Cutting Fresh Pasta by Hand
When the dough is the correct thinness, gently roll it up to form a fairly loose, flat tube. Using a very sharp knife, carefully and precisely slice the rolled pasta into equal-size strips. 1/16" wide for spaghetti, 1/8" for linguini, 1/4" wide for fettuccini and 1/2" for pappardelle.
Drying Fresh Pasta
Take each slice and give it a gentle shake to unroll it. Toss it gently in a dusting of flour, shake it off and either hang it on a rack or place it on the lined cookie sheet to dry, about an hour or so.

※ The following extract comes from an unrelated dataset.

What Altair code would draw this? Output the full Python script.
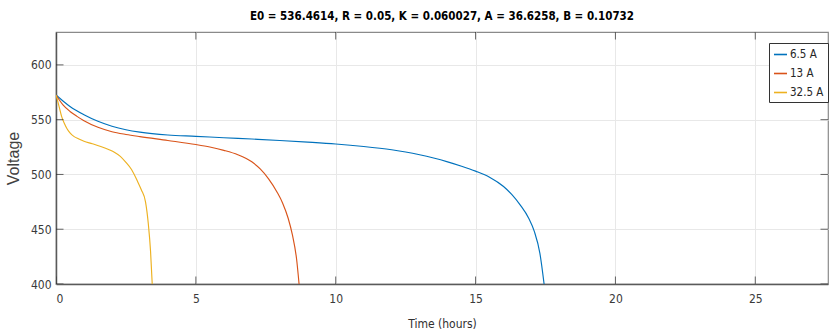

You can also cut the pasta into sheets for a lasagna or a filled pasta such as canneloni. Cut it into small rectangles for farfalle (bow ties). Use the serrated cutter for the fluted edges and then pitch the center together to form the shape. Leftover bits and pieces are perfect for soups and stews.
Freezing Fresh Pasta
If you plan to freeze the pasta, gently pile the strands into individual nests on the cookie sheet making sure they don't touch. Place the sheet directly in the freezer and, when frozen, transfer the frozen nests into plastic bags to store. Good for up to 3 months. To use, just plop the nests directly in the boiling, salted water and stir gently until al dente (firm to the bite).
Repeat the process for the other three pieces of dough.
Cooking Fresh Pasta
Fresh pasta cooks MUCH FASTER than the dried variety - just 2-3 minutes - so watch it carefully.
- Plan to make your sauce first, while the pasta water is heating.
- Use at least 4 quarts (liters) of water in a big pot so the pasta has room to "swim". When the water is at a rolling boil, add a generous amount of salt (2 tablespoons or so) to the water and gently add the pasta.
- Stir gently as it cooks to keep it from sticking.
- Taste it after 2 minutes and re-taste every 30 seconds until it is perfectly al dente. Keep in mind it will continue to cook when added to the hot sauce so slightly under-done is actually perfect.
- Reserve some of the starchy pasta water and set aside. The starch in the water smooths out the sauce and adds a lovely, satiny finish to the final pasta dish.
- Carefully drain the pasta into a collander in the sink, or remove the pasta with tongs or a slotted spoon directly to the pan with your sauce.
Fresh pasta is such a delicious and rewarding taste sensation that it is worth all of the effort that goes into it. And, if you make a large batch and freeze it, you can enjoy the fruits of your labor for months!
Alternate Methods for Making Fresh Pasta
If you plan to make pasta frequently, you may want to try a food processor, a pasta machine or both to speed up the process and save some time. They even have pasta machines with motors to save on the hand-cranking. Choose the tools that work for you and make fresh pasta a part of your culinary repertoire.